UMaine Wind Turbine Test Lab Complete
International companies to test wind blades in 2012
Thursday, December 08, 2011 8:28 AM
The new wind turbine blade test lab at the 37,000-foot expansion of the University of Maine AEWC Advanced Structures and Composites Center in Orono is complete and equipment testing is currently under way, according to Paul Melrose, the project manager for research and development.
The lab equipment is being calibrated and tested, with commercial clients scheduled for the spring of 2012.
"It will be about four months before commercial tests begin," said Melrose. "We need to run through trials and test procedures."
Five major manufacturers of wind turbine blades are currently lined up to test their products.
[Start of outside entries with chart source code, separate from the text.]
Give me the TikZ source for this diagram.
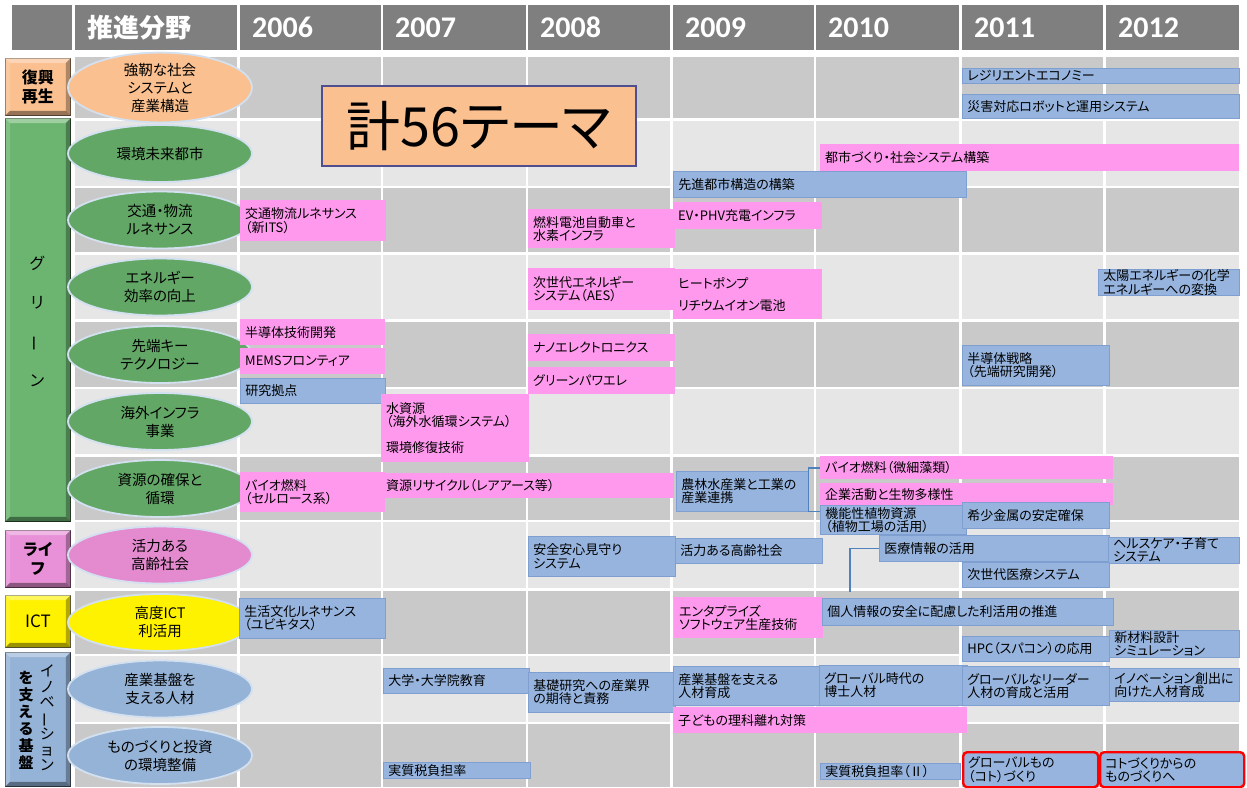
\documentclass[tikz,border=0pt]{standalone}
\usepackage{fontspec}
\usepackage{graphicx}
\usetikzlibrary{shapes.geometric,calc}
\setmainfont{Noto Sans CJK JP}[RawFeature={+palt}]
\newfontfamily\yearfont{Carlito}
\definecolor{hdrgray}{HTML}{7F7F7F}
\definecolor{rowD}{HTML}{C9C9C9}
\definecolor{rowL}{HTML}{E6E6E6}
\definecolor{barpink}{HTML}{FF99EE}
\definecolor{barblue}{HTML}{96B4DE}
\definecolor{barblueD}{HTML}{7E9FCF}
\definecolor{orfill}{HTML}{FAC090}
\definecolor{grell}{HTML}{63A767}
\definecolor{grcat}{HTML}{6CB570}
\definecolor{pkell}{HTML}{E48BD0}
\definecolor{pkcat}{HTML}{E891D8}
\definecolor{blfill}{HTML}{95B3D7}
\definecolor{ellline}{HTML}{D3E0EF}
\definecolor{connblue}{HTML}{4F81BD}
\definecolor{totline}{HTML}{4F4F8F}
\newcommand\barfont{\fontsize{13}{13.2}\selectfont}
\newcommand\ellfont{\fontsize{14.5}{18}\selectfont}
\newcommand\catfont{\fontsize{16}{19}\selectfont\bfseries}
\newcommand\themebar[7]{%
 \pgfmathsetmacro\tbw{#5-#3}%
 \pgfmathsetmacro\tbh{#6-#4}%
 \pgfmathsetmacro\tbt{#5-#3-10}%
 \node[#1, minimum width=\tbw pt, minimum height=\tbh pt, text width=\tbt pt] (#2) at (#3,#4) {#7};}
\newcommand\bevel[1]{%
 \fill[white,opacity=0.35] (#1.north west) -- (#1.north east) -- ($(#1.north east)+(-5,5)$) -- ($(#1.north west)+(5,5)$) -- cycle;
 \fill[white,opacity=0.15] (#1.north west) -- ($(#1.north west)+(5,5)$) -- ($(#1.south west)+(5,-5)$) -- (#1.south west) -- cycle;
 \fill[black,opacity=0.3] (#1.north east) -- (#1.south east) -- ($(#1.south east)+(-5,-5)$) -- ($(#1.north east)+(-5,5)$) -- cycle;
 \fill[black,opacity=0.4] (#1.south west) -- (#1.south east) -- ($(#1.south east)+(-5,-5)$) -- ($(#1.south west)+(5,-5)$) -- cycle;}
\tikzset{
 bx/.style={anchor=north west, inner xsep=5pt, inner ysep=0.5pt, align=left, font=\barfont, text=black},
 bb/.style={bx, fill=barblue, draw=barblueD, line width=0.6pt},
 pb/.style={bx, fill=barpink},
 rb/.style={bx, fill=barblue, draw=red, line width=2.4pt, rounded corners=4pt},
 ell/.style={ellipse, minimum width=184pt, minimum height=57pt, inner sep=0pt, draw=ellline, line width=1.8pt, align=center, font=\ellfont},
 cat/.style={anchor=north west, rectangle, line width=0.8pt, align=center, font=\catfont, inner sep=0pt},
 hdr/.style={anchor=north west, fill=hdrgray, text=white, inner xsep=12pt, inner ysep=0pt, minimum height=45pt, text width=#1, align=left},
 conn/.style={draw=connblue, line width=1.6pt}
}
\begin{document}
\begin{tikzpicture}[x=1pt,y=-1pt]
\useasboundingbox (0,0) rectangle (1247,787);
\fill[white] (0,0) rectangle (1247,787);
% row backgrounds
\foreach \ya/\yb/\cl in {57/118/rowD,121/186/rowL,188/252/rowD,255/319/rowL,322/387/rowD,389/454/rowL,457/520/rowD,522/588/rowL,591/654/rowD,656/722/rowL,724/787/rowD}{
  \foreach \xa/\xb in {75/237,240/381,383/526,528/670,673/814,816/959,962/1103,1106/1239}{
    \fill[\cl] (\xa,\ya) rectangle (\xb,\yb);
  }
}
% header
\node[hdr=36pt, minimum width=60pt] (h0) at (12,5) {};
\node[hdr=138pt, minimum width=162pt, font=\fontsize{26}{26}\selectfont\bfseries] (h1) at (75,5) {推進分野};
\foreach \xa/\xb/\yr in {240/381/2006,383/526/2007,528/670/2008,673/814/2009,816/959/2010,962/1103/2011,1106/1239/2012}{
  \pgfmathsetmacro\hdrw{\xb-\xa}\pgfmathsetmacro\hdrt{\xb-\xa-24}
  \node[hdr=\hdrt pt, minimum width=\hdrw pt, font=\yearfont\fontsize{30}{30}\selectfont\bfseries] (y\yr) at (\xa,5) {\yr};
}
% category boxes
\node[cat, fill=orfill, draw=orfill!55!black, minimum width=65pt, minimum height=57pt] (fukko) at (5,58) {};
\bevel{fukko}
\node[align=center, font=\catfont, inner sep=0pt] (fukkotxt) at (fukko.center) {復興\\再生};
\node[cat, fill=grcat, draw=grcat!45!black, minimum width=65pt, minimum height=403pt] (green) at (5,118) {};
\bevel{green}
\node[align=center, font=\fontsize{16}{39}\selectfont, inner sep=0pt] (greentxt) at (37,321) {グ\\リ\\\rotatebox[origin=c]{90}{ー}\\ン};
\node[cat, fill=pkcat, draw=pkcat!50!black, minimum width=65pt, minimum height=57pt] (life) at (5,530) {};
\bevel{life}
\node[align=center, font=\catfont, inner sep=0pt] (lifetxt) at (life.center) {ライ\\フ};
\node[cat, fill=yellow, draw=yellow!45!black, minimum width=65pt, minimum height=52pt] (ict) at (5,595) {};
\bevel{ict}
\node[font=\fontsize{17}{19}\selectfont, inner sep=0pt] (icttxt) at (ict.center) {ICT};
\node[cat, fill=blfill, draw=blfill!45!black, minimum width=65pt, minimum height=134pt] (inno) at (5,652) {};
\bevel{inno}
\node[align=center, font=\fontsize{15}{15.5}\selectfont, inner sep=0pt] (innotxt1) at (47,718) {イ\\ノ\\ベ\\\rotatebox[origin=c]{90}{ー}\\シ\\ョ\\ン};
\node[align=center, font=\fontsize{15}{17}\selectfont\bfseries, inner sep=0pt] (innotxt2) at (26,720) {を\\支\\え\\る\\基\\盤};
% ellipses
\node[ell, fill=orfill] (e1) at (160,87.5) {強靭な社会\\システムと\\産業構造};
\node[ell, fill=grell] (e2) at (160,153.5) {環境未来都市};
\node[ell, fill=grell] (e3) at (160,220) {交通・物流\\ルネサンス};
\node[ell, fill=grell] (e4) at (160,287) {エネルギー\\効率の向上};
\node[ell, fill=grell] (e5) at (160,354.5) {先端キー\\テクノロジー};
\node[ell, fill=grell] (e6) at (160,421.5) {海外インフラ\\事業};
\node[ell, fill=grell] (e7) at (160,488.5) {資源の確保と\\循環};
\node[ell, fill=pkell] (e8) at (160,555) {活力ある\\高齢社会};
\node[ell, fill=yellow] (e9) at (160,622.5) {高度ICT\\利活用};
\node[ell, fill=blfill] (e10) at (160,689) {産業基盤を\\支える人材};
\node[ell, fill=blfill] (e11) at (160,755.5) {ものづくりと投資\\の環境整備};
% total box
\node[anchor=north west, draw=totline, fill=orfill, line width=1.5pt, minimum width=314pt, minimum height=80pt, font=\fontsize{54}{54}\selectfont] (total) at (321,85) {計56テーマ};
% row 1
\themebar{bb}{resil}{962}{68}{1239}{83}{レジリエントエコノミー}
\themebar{bb}{saigai}{962}{94}{1239}{118}{災害対応ロボットと運用システム}
% row 2
\themebar{pb}{toshi}{820}{144}{1239}{171}{都市づくり・社会システム構築}
\themebar{bb}{senshin}{673}{171}{966}{197}{先進都市構造の構築}
% row 3
\themebar{pb}{its}{240}{200}{386}{241}{交通物流ルネサンス\\（新ITS）}
\themebar{pb}{fc}{528}{209}{675}{248}{燃料電池自動車と\\水素インフラ}
\themebar{pb}{ev}{673}{202}{822}{229}{EV・PHV充電インフラ}
% row 4
\themebar{pb}{aes}{528}{268}{675}{310}{次世代エネルギー\\システム（AES）}
\themebar{pb}{heat}{673}{269}{822}{319}{ヒートポンプ\\[9pt]リチウムイオン電池}
\themebar{bb}{solar}{1098}{269}{1239}{294}{太陽エネルギーの化学\\エネルギーへの変換}
% row 5
\themebar{pb}{semi}{240}{319}{385}{345}{半導体技術開発}
\themebar{pb}{mems}{240}{348}{385}{374}{MEMSフロンティア}
\themebar{bb}{kenkyu}{240}{378}{385}{403}{研究拠点}
\themebar{pb}{nano}{528}{334}{675}{361}{ナノエレクトロニクス}
\themebar{pb}{gpe}{528}{367}{675}{394}{グリーンパワエレ}
\themebar{bb}{semis}{962}{345}{1109}{385}{半導体戦略\\（先端研究開発）}
% row 6
\themebar{pb}{water}{381}{394}{529}{462}{水資源\\（海外水循環システム）\\[13pt]環境修復技術}
% row 7
\themebar{pb}{bio1}{240}{472}{385}{512}{バイオ燃料\\（セルロース系）}
\themebar{pb}{recyc}{381}{473}{674}{498}{資源リサイクル（レアアース等）}
\themebar{bb}{nourin}{676}{471}{808}{511}{農林水産業と工業の\\産業連携}
\themebar{pb}{bio2}{820}{456}{1113}{479}{バイオ燃料（微細藻類）}
\themebar{pb}{kigyo}{820}{483}{1113}{505}{企業活動と生物多様性}
\themebar{bb}{kinou}{820}{505}{966}{534}{機能性植物資源\\（植物工場の活用）}
\themebar{bb}{kisho}{962}{502}{1109}{528}{希少金属の安定確保}
% row 8
\themebar{bb}{anzen}{528}{536}{675}{576}{安全安心見守り\\システム}
\themebar{bb}{katsu}{675}{538}{822}{563}{活力ある高齢社会}
\themebar{bb}{iryo}{879}{535}{1109}{561}{医療情報の活用}
\themebar{bb}{health}{1108}{537}{1239}{562}{ヘルスケア・子育て\\システム}
\themebar{bb}{jisedai}{962}{562}{1109}{587}{次世代医療システム}
% row 9
\themebar{bb}{seikatsu}{239}{598}{385}{638}{生活文化ルネサンス\\（ユビキタス）}
\themebar{pb}{enter}{674}{597}{823}{638}{エンタプライズ\\ソフトウェア生産技術}
\themebar{bb}{kojin}{822}{598}{1113}{625}{個人情報の安全に配慮した利活用の推進}
\themebar{bb}{hpc}{962}{636}{1109}{661}{HPC（スパコン）の応用}
\themebar{bb}{shinzai}{1109}{630}{1239}{657}{新材料設計\\シミュレーション}
% row 10
\themebar{bb}{daigaku}{383}{668}{529}{693}{大学・大学院教育}
\themebar{bb}{kiso}{528}{672}{675}{712}{基礎研究への産業界\\の期待と責務}
\themebar{bb}{sangyo}{673}{666}{822}{705}{産業基盤を支える\\人材育成}
\themebar{pb}{kodomo}{673}{707}{967}{733}{子どもの理科離れ対策}
\themebar{bb}{hakase}{819}{665}{967}{705}{グローバル時代の\\博士人材}
\themebar{bb}{leader}{962}{666}{1109}{705}{グローバルなリーダー\\人材の育成と活用}
\themebar{bb}{inov}{1109}{668}{1239}{701}{イノベーション創出に\\向けた人材育成}
% row 11
\themebar{bb}{zei1}{383}{762}{530}{778}{実質税負担率}
\themebar{bb}{zei2}{820}{763}{960}{779}{実質税負担率（Ⅱ）}
\themebar{rb}{glomono}{962}{751}{1097}{786}{グローバルもの\\（コト）づくり}
\themebar{rb}{koto}{1099}{751}{1243}{786}{コトづくりからの\\ものづくりへ}
% connectors
\draw[conn] (bio2.west) -| (nourin.south east) -- (nourin.south east -| kinou.west);
\coordinate (kj) at ($(kojin.north west)+(28,-6)$);
\draw[conn] (iryo.west) -| (kj);
\end{tikzpicture}
\end{document}
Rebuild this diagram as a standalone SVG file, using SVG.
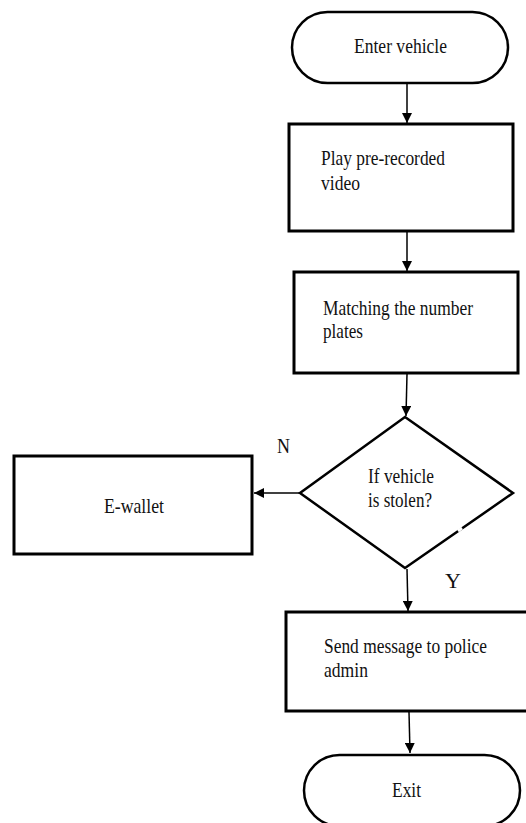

"I can't, of course, tell you who they are," said Melrose, noting that AEWC has signed non-disclosure agreements with the companies. Blade design and materials are carefully guarded secrets in the technology realm, he said.
"I can tell you they are major companies and they are from around the world," said Melrose.
The University of Maine facility, which is able to test wind blades up to 70 meters (229 feet) long, is one of two labs in the country able to accommodate large wind turbine blades used in commercial wind farms.
The other accredited lab is in Boston, in a facility located beneath the Tobin Bridge and operated by the U.S. Department of Energy's renewable energy agency, NREL. The Boston facility is able to test blades up to 90 meters long, said Melrose, but is limited in other testing capabilities.
Melrose said AEWC offers research and development from the ground up, including design and testing of composite materials at the nano-levels, to testing of components no larger than a human arm, to testing of full-size components, including wind blades.
AEWC also has a wave lab used for offshore wind research and can test the effects of exposure to saltwater immersion and salt spray.
When completed in the spring, AEWC will have the capacity to study and test wind blades, towers, anchors and foundation systems, either in the lab or in the field, or both.
Commercial clients will pay from $300,000 to $500,000 to test one blade, said Melrose.
AEWC does not rely on state or University of Maine funding, said Melrose. Approximately 90 percent of funding comes from grants and outside income, he said.